Screenshot: Wogeno-Mitglieder mögen keine Neubauwohnungen in den Außenbezirken *
In ihrem Juli-Rundbrief (72/2024) offenbart die Wohngenossenschaft Wogeno München eG Erstaunliches: „(…) wie die Erfahrung der letzten Jahre zeigt, sind die Wohnungen außerhalb des Mittleren Ringes bei unserer Mitgliedschaft nicht sehr begehrt.“ (Klick auf obiges Bild vergrößert Screenshot)
Neumitglieder dringend gesucht
Doch es gibt eine Lösung: Die Wogeno wirbt bei Nichtmitgliedern für ihre Genossenschaft. Das gilt besonders für geförderte Wohnungen, die man nur unterhalb bestimmter Einkommensgrenzen bekommt. Einen „München-Modell-Schein“ haben laut Rundbrief nur wenige der langjährigen Genossen. Das typische Mitglied gehört nämlich der deutschen Mittelschicht an – das räumte schon ein Wogeno-Rundbrief von 2015 (Nr. 55, S. 6) ein. – (Link zum Verzeichnis der Rundbriefe)

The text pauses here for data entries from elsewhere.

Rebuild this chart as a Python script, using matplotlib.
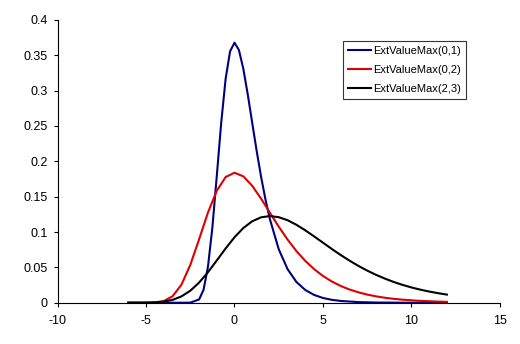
import matplotlib
matplotlib.use("Agg")
import matplotlib.pyplot as plt

plt.rcParams['font.family'] = ['Liberation Sans', 'DejaVu Sans']

# ExtValueMax(0,1) - finer spacing around the narrow peak
x_01 = [-6, -5, -4, -3, -2.5, -2, -1.75, -1.5, -1.25, -1, -0.75, -0.5, -0.25, 0,
        0.25, 0.5, 0.75, 1, 1.25, 1.5, 1.75, 2, 2.5, 3, 3.5, 4, 4.5, 5, 5.5, 6,
        7, 8, 9, 10, 11, 12]
y_01 = [0, 0, 0, 0, 0.0001, 0.0046, 0.0182, 0.0507, 0.1065, 0.1794, 0.2549, 0.3170,
        0.3556, 0.3679, 0.3574, 0.3307, 0.2945, 0.2546, 0.2151, 0.1785, 0.1460,
        0.1182, 0.0756, 0.0474, 0.0293, 0.0180, 0.0110, 0.0067, 0.0041, 0.0025,
        0.0009, 0.0003, 0.0001, 0, 0, 0]

# ExtValueMax(0,2) and ExtValueMax(2,3) share the same x grid
x_grid = [-6, -5.5, -5, -4.5, -4, -3.5, -3, -2.5, -2, -1.5, -1, -0.5, 0, 0.5, 1, 1.5,
          2, 2.5, 3, 3.5, 4, 4.5, 5, 5.5, 6, 6.5, 7, 7.5, 8, 8.5, 9, 9.5, 10, 10.5,
          11, 11.5, 12]
y_02 = [0, 0, 0, 0.0004, 0.0023, 0.0091, 0.0254, 0.0533, 0.0897, 0.1275, 0.1585,
        0.1778, 0.1839, 0.1787, 0.1654, 0.1473, 0.1273, 0.1076, 0.0893, 0.0730,
        0.0591, 0.0475, 0.0378, 0.0300, 0.0237, 0.0187, 0.0147, 0.0115, 0.0090,
        0.0070, 0.0055, 0.0043, 0.0034, 0.0026, 0.0021, 0.0016, 0.0012]
y_23 = [0, 0, 0.0001, 0.0005, 0.0015, 0.0040, 0.0089, 0.0169, 0.0285, 0.0431, 0.0598,
        0.0768, 0.0926, 0.1057, 0.1152, 0.1208, 0.1226, 0.1210, 0.1167, 0.1102,
        0.1024, 0.0938, 0.0849, 0.0760, 0.0675, 0.0595, 0.0521, 0.0454, 0.0394,
        0.0341, 0.0293, 0.0252, 0.0216, 0.0185, 0.0158, 0.0135, 0.0115]

labels = ["ExtValueMax(0,1)", "ExtValueMax(0,2)", "ExtValueMax(2,3)"]
colors = ["#000080", "#dd0000", "#000000"]

x_ticks = [-10, -5, 0, 5, 10, 15]
y_ticks = [0, 0.05, 0.1, 0.15, 0.2, 0.25, 0.3, 0.35, 0.4]
y_tick_labels = ["0", "0.05", "0.1", "0.15", "0.2", "0.25", "0.3", "0.35", "0.4"]

fig = plt.figure(figsize=(5.2, 3.44), dpi=100)
ax = fig.add_axes([0.1106, 0.120, 0.8509, 0.822])

ax.plot(x_01, y_01, color=colors[0], lw=1.5, label=labels[0])
ax.plot(x_grid, y_02, color=colors[1], lw=1.5, label=labels[1])
ax.plot(x_grid, y_23, color=colors[2], lw=1.5, label=labels[2])

ax.set_xlim(-10, 15)
ax.set_ylim(0, 0.4)
ax.set_xticks(x_ticks)
ax.set_xticklabels([str(t) for t in x_ticks])
ax.set_yticks(y_ticks)
ax.set_yticklabels(y_tick_labels)
ax.tick_params(direction='out', length=3, width=0.8, labelsize=9, colors='black')
ax.tick_params(axis='x', pad=6)
ax.tick_params(axis='y', pad=4)

for side in ['top', 'right']:
    ax.spines[side].set_visible(False)
for side in ['left', 'bottom']:
    ax.spines[side].set_linewidth(0.8)
    ax.spines[side].set_color('black')

leg = ax.legend(loc='upper left', bbox_to_anchor=(343 / 520, 1 - 41 / 344),
                bbox_transform=fig.transFigure, fontsize=8, frameon=True,
                fancybox=False, handlelength=2.1, handletextpad=0.15,
                borderpad=0.45, labelspacing=0.8, borderaxespad=0)
leg.get_frame().set_edgecolor('black')
leg.get_frame().set_linewidth(0.8)

fig.savefig("out.png", dpi=100)
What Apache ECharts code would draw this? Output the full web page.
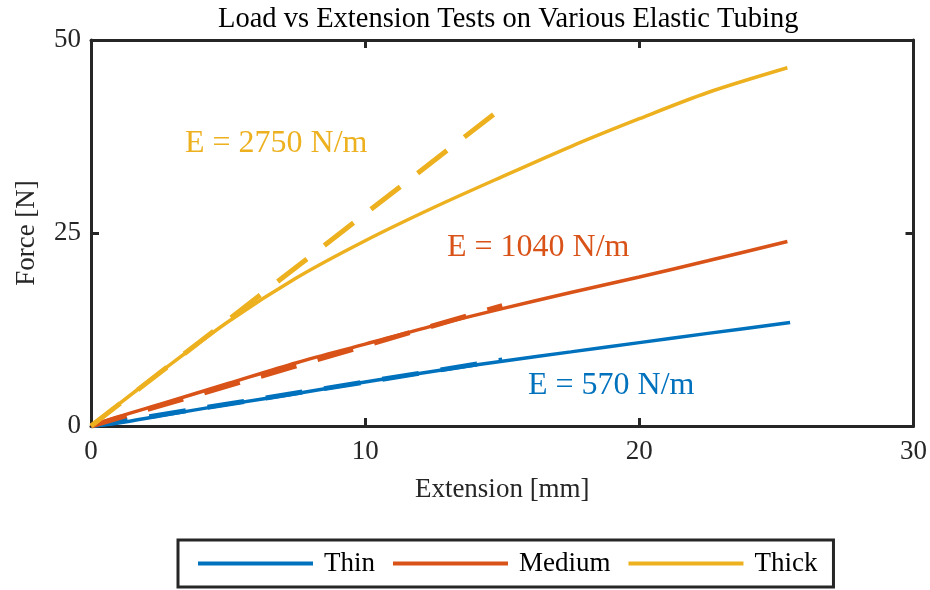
<!DOCTYPE html>
<html>
<head>
<meta charset="utf-8">
<script src="https://cdn.jsdelivr.net/npm/echarts@6/dist/echarts.min.js"></script>
<style>
  html, body { margin: 0; padding: 0; background: #fff; }
  #main { width: 930px; height: 590px; }
</style>
</head>
<body>
<div id="main"></div>
<script>
// measured curves, [extension mm, force N]
var thinData = [[0, 0], [1, 0.4], [2.5, 1.3], [5, 2.8], [7.5, 4.2], [10, 5.7], [12.5, 7.1],
  [15, 8.4], [17.5, 9.6], [20, 10.8], [22.5, 12.0], [25.5, 13.4]];
var mediumData = [[0, 0], [1, 1.2], [2.5, 2.8], [5, 5.5], [7.5, 8.2], [10, 10.6], [12.5, 13.0],
  [15, 15.2], [17.5, 17.3], [20, 19.3], [22.5, 21.4], [25.4, 23.9]];
var thickData = [[0, 0], [1, 2.8], [2.5, 6.9], [5, 13.5], [7.5, 19.2], [10, 24.0], [12.5, 28.3],
  [15, 32.3], [17.5, 36.2], [20, 39.8], [22.5, 43.2], [25.4, 46.4]];

// linear fits (dashed)
var thinFit = [[0, 0], [15, 8.55]];
var mediumFit = [[0, 0], [15, 15.6]];
var thickFit = [[0, 0], [14.7, 40.4]];

var names = ['Thin', 'Medium', 'Thick'];
var colors = ['#0072BD', '#D95319', '#EDB120'];
var fitLabels = ['E = 570 N/m', 'E = 1040 N/m', 'E = 2750 N/m'];

var font = '"Liberation Serif", "DejaVu Serif", serif';
var ink = '#262626';

var myChart = echarts.init(document.getElementById('main'));

function solid(name, data, color) {
  return {
    name: name, type: 'line', data: data, showSymbol: false, symbol: 'none',
    smooth: 0.3, color: color,
    lineStyle: { width: 3.5, color: color }
  };
}
function dashed(name, data, color) {
  return {
    name: name, type: 'line', data: data, showSymbol: false, symbol: 'none',
    color: color,
    lineStyle: { width: 5, color: color, type: [37, 22], cap: 'butt' }
  };
}

// box look: every side drawn, ticks pointing in
function boxAxis() {
  return {
    axisLine: { show: true, onZero: false, lineStyle: { color: ink, width: 3 } },
    axisTick: { show: true, inside: true, length: 8, lineStyle: { color: ink, width: 3 } },
    splitLine: { show: false }
  };
}

var option = {
  animation: false,
  backgroundColor: '#fff',
  title: {
    text: 'Load vs Extension Tests on Various Elastic Tubing',
    left: 213, top: 0,
    textStyle: { fontFamily: font, fontSize: 28.5, fontWeight: 'normal', color: '#000' }
  },
  grid: { left: 91, right: 15, top: 40, bottom: 164 },
  legend: {
    data: names,
    left: 178, top: 540,
    padding: [10, 16, 10, 20],
    itemGap: 18,
    itemWidth: 115,
    itemHeight: 4,
    icon: 'rect',
    borderWidth: 3,
    borderColor: ink,
    textStyle: { fontFamily: font, fontSize: 27, color: '#000', padding: [0, 0, 0, 6] }
  },
  xAxis: [
    Object.assign({
      type: 'value', min: 0, max: 30, interval: 10,
      name: 'Extension [mm]', nameLocation: 'middle', nameGap: 50,
      nameTextStyle: { fontFamily: font, fontSize: 27, color: ink },
      axisLabel: { fontFamily: font, fontSize: 27, color: ink, margin: 12 }
    }, boxAxis()),
    Object.assign({
      type: 'value', min: 0, max: 30, interval: 10, position: 'top',
      axisLabel: { show: false }
    }, boxAxis())
  ],
  yAxis: [
    Object.assign({
      type: 'value', min: 0, max: 50, interval: 25,
      name: 'Force [N]', nameLocation: 'middle', nameGap: 51,
      nameTextStyle: { fontFamily: font, fontSize: 27, color: ink },
      axisLabel: { fontFamily: font, fontSize: 27, color: ink, margin: 10 }
    }, boxAxis()),
    Object.assign({
      type: 'value', min: 0, max: 50, interval: 25, position: 'right',
      axisLabel: { show: false }
    }, boxAxis())
  ],
  series: [
    solid(names[0], thinData, colors[0]),
    solid(names[1], mediumData, colors[1]),
    solid(names[2], thickData, colors[2]),
    dashed('Thin fit', thinFit, colors[0]),
    dashed('Medium fit', mediumFit, colors[1]),
    dashed('Thick fit', thickFit, colors[2])
  ],
  graphic: [
    { type: 'text', left: 528, top: 370,
      style: { text: fitLabels[0], fill: colors[0], font: '32px ' + font } },
    { type: 'text', left: 447, top: 232,
      style: { text: fitLabels[1], fill: colors[1], font: '32px ' + font } },
    { type: 'text', left: 185, top: 128,
      style: { text: fitLabels[2], fill: colors[2], font: '32px ' + font } }
  ]
};

myChart.setOption(option);
</script>
</body>
</html>
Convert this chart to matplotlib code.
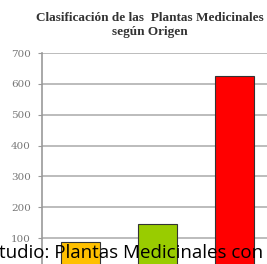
import matplotlib.pyplot as plt

# data
categorias = ['Nativas', 'Introducidas', 'Otras']
valores = [88, 145, 626]
colores = ['#FFC000', '#99CC00', '#FF0000']
ticks_y = [100, 200, 300, 400, 500, 600, 700]

fig = plt.figure(figsize=(2.67, 2.64), dpi=100)
ax = fig.add_axes([0.157, -0.019, 0.865, 0.818])

x = range(len(categorias))
ax.bar(x, valores, width=0.5, color=colores, edgecolor='#333333', linewidth=0.8, zorder=3)

ax.set_ylim(0, 700)
ax.set_xlim(-0.5, 2.5)
ax.set_yticks(ticks_y)
ax.set_yticklabels([str(t) for t in ticks_y], family='DejaVu Serif', fontsize=7.5, color='#777777')
ax.set_xticks([])
ax.yaxis.grid(True, color='#b0b0b0', linewidth=1.2, zorder=0)
ax.tick_params(axis='y', length=3, color='#999999', pad=5)
for s in ['top', 'right', 'bottom']:
    ax.spines[s].set_visible(False)
ax.spines['left'].set_color('#999999')
ax.spines['left'].set_linewidth(1.2)

fig.text(0.56, 0.905, 'Clasificación de las  Plantas Medicinales\nsegún Origen',
         ha='center', va='center', family='Liberation Serif', fontweight='bold',
         fontsize=9.5, color='#333333', linespacing=1.3)

# caption text overlapping the bottom of the chart
fig.text(-0.005, 0.04, 'tudio: Plantas Medicinales con', ha='left', va='center',
         family='Open Sans', fontsize=13.5, color='black')

fig.savefig('out.png', dpi=100)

Damit die angeworbenen Neuen tatsächlich in eine Wohnung einziehen können, genügen ein Beitritt mittels einiger Genossenschafts-Anteile jedoch nicht: Es müssen zusätzliche Pflichtanteile erworben werden. Auch für kleine und geförderte Wohnungen kommt dabei ein fünfstelliger Betrag zusammen. Dieser wird zwar zwei Jahre nach dem Auszug wieder zurückgezahlt (siehe Rundbrief 72), aber hier muss man zusätzlich bedenken: Auf solche Pflichtanteile gibt es während der Nutzungszeit der Wohnung keine Zinsen und somit auch keinen Inflationsausgleich. (Wenn es einen geförderten Kredit mit Tilgungszuschuss gibt, wird die Entwertung der Anteile etwas gedämpft.)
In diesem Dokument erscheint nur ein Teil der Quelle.